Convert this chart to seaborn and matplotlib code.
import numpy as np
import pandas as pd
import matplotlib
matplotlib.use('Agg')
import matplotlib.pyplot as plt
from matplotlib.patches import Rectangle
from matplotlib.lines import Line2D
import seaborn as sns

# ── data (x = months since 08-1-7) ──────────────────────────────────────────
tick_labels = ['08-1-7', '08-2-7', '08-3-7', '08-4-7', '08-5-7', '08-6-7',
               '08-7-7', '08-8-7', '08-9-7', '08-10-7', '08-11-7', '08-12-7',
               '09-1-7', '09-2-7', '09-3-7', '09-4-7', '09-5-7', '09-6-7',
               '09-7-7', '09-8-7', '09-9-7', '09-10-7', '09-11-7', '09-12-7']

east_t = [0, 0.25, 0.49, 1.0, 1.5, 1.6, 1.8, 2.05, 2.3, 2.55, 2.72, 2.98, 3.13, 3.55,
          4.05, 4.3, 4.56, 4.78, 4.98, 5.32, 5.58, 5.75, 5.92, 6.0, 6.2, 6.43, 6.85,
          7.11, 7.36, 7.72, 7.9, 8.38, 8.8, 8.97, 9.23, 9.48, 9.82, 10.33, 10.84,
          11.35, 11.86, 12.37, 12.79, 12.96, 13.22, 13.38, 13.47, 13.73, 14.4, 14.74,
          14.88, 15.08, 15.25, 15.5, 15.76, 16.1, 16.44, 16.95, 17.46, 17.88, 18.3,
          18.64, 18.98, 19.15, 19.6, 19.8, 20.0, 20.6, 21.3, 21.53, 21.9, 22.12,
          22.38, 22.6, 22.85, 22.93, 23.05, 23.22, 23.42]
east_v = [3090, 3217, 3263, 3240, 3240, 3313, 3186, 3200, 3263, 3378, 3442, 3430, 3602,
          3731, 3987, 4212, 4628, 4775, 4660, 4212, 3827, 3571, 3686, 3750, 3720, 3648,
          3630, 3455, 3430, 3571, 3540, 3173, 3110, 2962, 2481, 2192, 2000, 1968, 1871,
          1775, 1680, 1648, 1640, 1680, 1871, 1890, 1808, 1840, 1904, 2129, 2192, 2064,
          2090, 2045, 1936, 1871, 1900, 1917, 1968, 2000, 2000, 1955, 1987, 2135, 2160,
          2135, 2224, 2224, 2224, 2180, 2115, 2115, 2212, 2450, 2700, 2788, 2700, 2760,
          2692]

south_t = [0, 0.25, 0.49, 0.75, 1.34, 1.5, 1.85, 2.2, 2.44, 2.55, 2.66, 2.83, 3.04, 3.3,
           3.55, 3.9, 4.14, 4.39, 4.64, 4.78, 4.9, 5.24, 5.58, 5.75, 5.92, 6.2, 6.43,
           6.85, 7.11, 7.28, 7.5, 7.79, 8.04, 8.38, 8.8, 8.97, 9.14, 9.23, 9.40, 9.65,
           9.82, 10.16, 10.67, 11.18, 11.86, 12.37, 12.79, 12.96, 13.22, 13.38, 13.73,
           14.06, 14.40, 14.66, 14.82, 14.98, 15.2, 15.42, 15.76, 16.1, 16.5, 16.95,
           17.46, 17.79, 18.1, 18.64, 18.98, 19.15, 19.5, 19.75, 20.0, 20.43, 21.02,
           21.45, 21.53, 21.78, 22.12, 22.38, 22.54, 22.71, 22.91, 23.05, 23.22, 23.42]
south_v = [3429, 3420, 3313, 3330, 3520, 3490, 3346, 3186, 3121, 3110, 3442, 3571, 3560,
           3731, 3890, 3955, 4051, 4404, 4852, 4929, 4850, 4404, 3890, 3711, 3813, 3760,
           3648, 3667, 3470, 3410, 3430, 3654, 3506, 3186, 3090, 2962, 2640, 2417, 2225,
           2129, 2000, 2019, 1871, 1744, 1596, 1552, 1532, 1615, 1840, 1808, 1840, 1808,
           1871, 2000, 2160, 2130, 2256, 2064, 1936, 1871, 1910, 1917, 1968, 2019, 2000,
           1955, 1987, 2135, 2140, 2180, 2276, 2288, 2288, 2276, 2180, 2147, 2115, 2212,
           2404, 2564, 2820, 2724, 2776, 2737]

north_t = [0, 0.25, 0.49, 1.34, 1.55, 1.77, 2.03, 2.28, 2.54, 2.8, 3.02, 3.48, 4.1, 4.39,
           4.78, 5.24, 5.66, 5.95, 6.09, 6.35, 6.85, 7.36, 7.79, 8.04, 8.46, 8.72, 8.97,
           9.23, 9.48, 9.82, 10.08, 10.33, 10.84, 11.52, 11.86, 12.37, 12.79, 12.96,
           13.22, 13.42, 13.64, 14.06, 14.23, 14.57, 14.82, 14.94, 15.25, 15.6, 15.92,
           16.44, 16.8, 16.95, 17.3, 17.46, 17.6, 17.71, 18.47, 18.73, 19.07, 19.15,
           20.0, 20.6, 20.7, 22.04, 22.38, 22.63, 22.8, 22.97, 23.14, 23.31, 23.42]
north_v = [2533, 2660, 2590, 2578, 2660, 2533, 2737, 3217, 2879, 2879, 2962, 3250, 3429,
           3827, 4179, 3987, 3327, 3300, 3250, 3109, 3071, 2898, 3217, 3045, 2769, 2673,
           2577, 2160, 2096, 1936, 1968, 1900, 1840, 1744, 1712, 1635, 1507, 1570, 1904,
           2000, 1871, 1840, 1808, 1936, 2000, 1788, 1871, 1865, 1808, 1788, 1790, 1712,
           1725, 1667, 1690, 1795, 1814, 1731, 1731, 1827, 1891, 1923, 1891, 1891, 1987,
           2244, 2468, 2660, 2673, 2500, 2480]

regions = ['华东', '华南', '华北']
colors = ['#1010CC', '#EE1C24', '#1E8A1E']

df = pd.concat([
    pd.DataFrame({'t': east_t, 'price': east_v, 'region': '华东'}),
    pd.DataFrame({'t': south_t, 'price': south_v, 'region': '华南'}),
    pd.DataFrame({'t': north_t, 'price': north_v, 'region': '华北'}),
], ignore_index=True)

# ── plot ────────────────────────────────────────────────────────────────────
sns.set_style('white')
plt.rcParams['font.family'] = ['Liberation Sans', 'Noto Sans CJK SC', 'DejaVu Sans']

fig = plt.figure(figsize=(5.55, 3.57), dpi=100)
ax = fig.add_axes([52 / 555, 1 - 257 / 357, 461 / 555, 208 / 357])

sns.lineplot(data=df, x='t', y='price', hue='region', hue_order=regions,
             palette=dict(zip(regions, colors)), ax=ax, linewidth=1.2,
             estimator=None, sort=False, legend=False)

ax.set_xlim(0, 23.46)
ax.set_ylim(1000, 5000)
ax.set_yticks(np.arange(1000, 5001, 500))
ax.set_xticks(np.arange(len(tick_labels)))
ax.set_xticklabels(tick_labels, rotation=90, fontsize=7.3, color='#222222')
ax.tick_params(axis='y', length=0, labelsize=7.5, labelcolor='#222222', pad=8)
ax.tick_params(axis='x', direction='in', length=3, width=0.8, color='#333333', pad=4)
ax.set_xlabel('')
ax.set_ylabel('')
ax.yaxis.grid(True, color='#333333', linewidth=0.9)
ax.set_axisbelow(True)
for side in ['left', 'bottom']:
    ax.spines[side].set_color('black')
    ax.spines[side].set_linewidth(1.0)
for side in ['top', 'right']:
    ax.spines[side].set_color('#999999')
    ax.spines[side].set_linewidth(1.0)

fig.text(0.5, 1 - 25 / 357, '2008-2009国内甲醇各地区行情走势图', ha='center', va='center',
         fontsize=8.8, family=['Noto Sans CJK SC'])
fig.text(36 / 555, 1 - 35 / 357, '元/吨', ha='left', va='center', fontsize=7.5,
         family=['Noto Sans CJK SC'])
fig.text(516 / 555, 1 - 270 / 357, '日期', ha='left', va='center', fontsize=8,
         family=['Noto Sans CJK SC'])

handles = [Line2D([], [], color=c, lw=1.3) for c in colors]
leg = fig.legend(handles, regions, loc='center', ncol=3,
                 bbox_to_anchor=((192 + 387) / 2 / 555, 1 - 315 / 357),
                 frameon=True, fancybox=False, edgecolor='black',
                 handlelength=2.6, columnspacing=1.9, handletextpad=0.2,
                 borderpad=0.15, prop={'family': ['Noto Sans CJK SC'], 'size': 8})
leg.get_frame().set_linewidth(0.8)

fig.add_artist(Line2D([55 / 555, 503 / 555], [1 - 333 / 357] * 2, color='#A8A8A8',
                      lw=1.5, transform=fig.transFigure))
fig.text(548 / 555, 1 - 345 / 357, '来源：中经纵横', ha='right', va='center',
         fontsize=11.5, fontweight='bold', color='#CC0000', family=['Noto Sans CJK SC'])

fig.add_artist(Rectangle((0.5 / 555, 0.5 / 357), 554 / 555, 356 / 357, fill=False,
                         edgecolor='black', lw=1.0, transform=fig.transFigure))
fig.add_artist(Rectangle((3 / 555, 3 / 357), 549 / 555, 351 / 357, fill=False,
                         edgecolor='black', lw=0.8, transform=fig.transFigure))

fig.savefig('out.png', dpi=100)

_____

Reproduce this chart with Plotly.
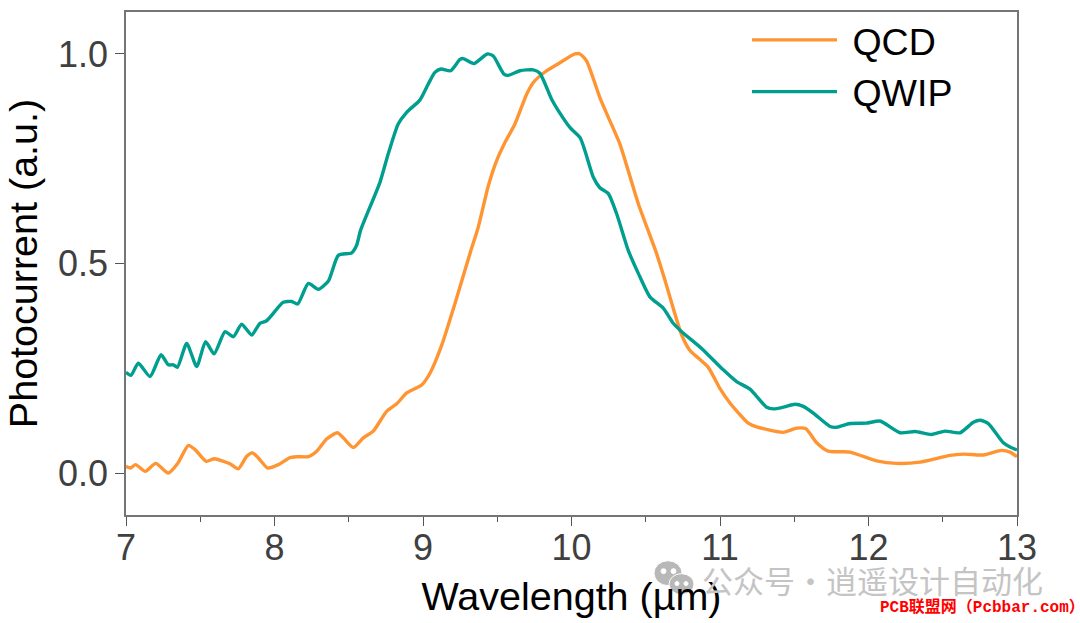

_____

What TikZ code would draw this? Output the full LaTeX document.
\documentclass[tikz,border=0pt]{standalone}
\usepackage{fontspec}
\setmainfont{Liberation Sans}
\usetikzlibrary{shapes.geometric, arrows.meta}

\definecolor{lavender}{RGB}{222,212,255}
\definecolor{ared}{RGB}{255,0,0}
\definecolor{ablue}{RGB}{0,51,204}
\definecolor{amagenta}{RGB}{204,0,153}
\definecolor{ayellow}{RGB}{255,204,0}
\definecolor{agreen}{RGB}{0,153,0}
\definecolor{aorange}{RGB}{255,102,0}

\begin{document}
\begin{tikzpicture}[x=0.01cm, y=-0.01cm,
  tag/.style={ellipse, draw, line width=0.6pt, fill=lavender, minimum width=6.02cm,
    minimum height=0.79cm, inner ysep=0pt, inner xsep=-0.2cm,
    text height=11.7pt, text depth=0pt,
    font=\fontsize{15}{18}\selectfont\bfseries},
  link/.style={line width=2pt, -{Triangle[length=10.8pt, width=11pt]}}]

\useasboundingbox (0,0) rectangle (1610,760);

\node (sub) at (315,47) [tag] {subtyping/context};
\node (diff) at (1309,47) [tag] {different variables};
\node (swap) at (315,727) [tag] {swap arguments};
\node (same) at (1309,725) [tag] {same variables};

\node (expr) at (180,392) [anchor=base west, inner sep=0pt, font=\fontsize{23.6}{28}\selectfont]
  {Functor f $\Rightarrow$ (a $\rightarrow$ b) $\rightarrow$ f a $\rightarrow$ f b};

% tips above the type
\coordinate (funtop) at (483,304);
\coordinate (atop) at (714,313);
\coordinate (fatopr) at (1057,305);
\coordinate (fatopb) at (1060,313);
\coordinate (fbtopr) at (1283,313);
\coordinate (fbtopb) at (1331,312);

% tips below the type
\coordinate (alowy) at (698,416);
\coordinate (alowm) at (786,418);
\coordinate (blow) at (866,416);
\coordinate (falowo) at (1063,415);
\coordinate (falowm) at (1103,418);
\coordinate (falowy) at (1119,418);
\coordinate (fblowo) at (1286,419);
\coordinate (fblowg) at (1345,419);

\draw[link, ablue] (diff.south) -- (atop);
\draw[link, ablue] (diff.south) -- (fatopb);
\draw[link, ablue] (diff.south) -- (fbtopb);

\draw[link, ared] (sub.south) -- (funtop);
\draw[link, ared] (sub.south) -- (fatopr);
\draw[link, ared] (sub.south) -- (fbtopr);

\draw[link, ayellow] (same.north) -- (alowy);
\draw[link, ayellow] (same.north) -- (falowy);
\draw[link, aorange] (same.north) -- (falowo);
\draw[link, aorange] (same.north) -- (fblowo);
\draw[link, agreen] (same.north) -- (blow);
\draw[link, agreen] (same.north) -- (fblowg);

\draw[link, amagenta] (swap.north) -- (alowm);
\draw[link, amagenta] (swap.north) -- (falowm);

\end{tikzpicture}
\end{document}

_____

**Job**
With the first line being the one containing "What TikZ code" and the last line the one containing "(fbtopb) at (1331,312);", transcribe exactly the lines above that fall in that range.

**Solution for this problem**
What TikZ code would draw this? Output the full LaTeX document.
\documentclass[tikz,border=0pt]{standalone}
\usepackage{fontspec}
\setmainfont{Liberation Sans}
\usetikzlibrary{shapes.geometric, arrows.meta}

\definecolor{lavender}{RGB}{222,212,255}
\definecolor{ared}{RGB}{255,0,0}
\definecolor{ablue}{RGB}{0,51,204}
\definecolor{amagenta}{RGB}{204,0,153}
\definecolor{ayellow}{RGB}{255,204,0}
\definecolor{agreen}{RGB}{0,153,0}
\definecolor{aorange}{RGB}{255,102,0}

\begin{document}
\begin{tikzpicture}[x=0.01cm, y=-0.01cm,
  tag/.style={ellipse, draw, line width=0.6pt, fill=lavender, minimum width=6.02cm,
    minimum height=0.79cm, inner ysep=0pt, inner xsep=-0.2cm,
    text height=11.7pt, text depth=0pt,
    font=\fontsize{15}{18}\selectfont\bfseries},
  link/.style={line width=2pt, -{Triangle[length=10.8pt, width=11pt]}}]

\useasboundingbox (0,0) rectangle (1610,760);

\node (sub) at (315,47) [tag] {subtyping/context};
\node (diff) at (1309,47) [tag] {different variables};
\node (swap) at (315,727) [tag] {swap arguments};
\node (same) at (1309,725) [tag] {same variables};

\node (expr) at (180,392) [anchor=base west, inner sep=0pt, font=\fontsize{23.6}{28}\selectfont]
  {Functor f $\Rightarrow$ (a $\rightarrow$ b) $\rightarrow$ f a $\rightarrow$ f b};

% tips above the type
\coordinate (funtop) at (483,304);
\coordinate (atop) at (714,313);
\coordinate (fatopr) at (1057,305);
\coordinate (fatopb) at (1060,313);
\coordinate (fbtopr) at (1283,313);
\coordinate (fbtopb) at (1331,312);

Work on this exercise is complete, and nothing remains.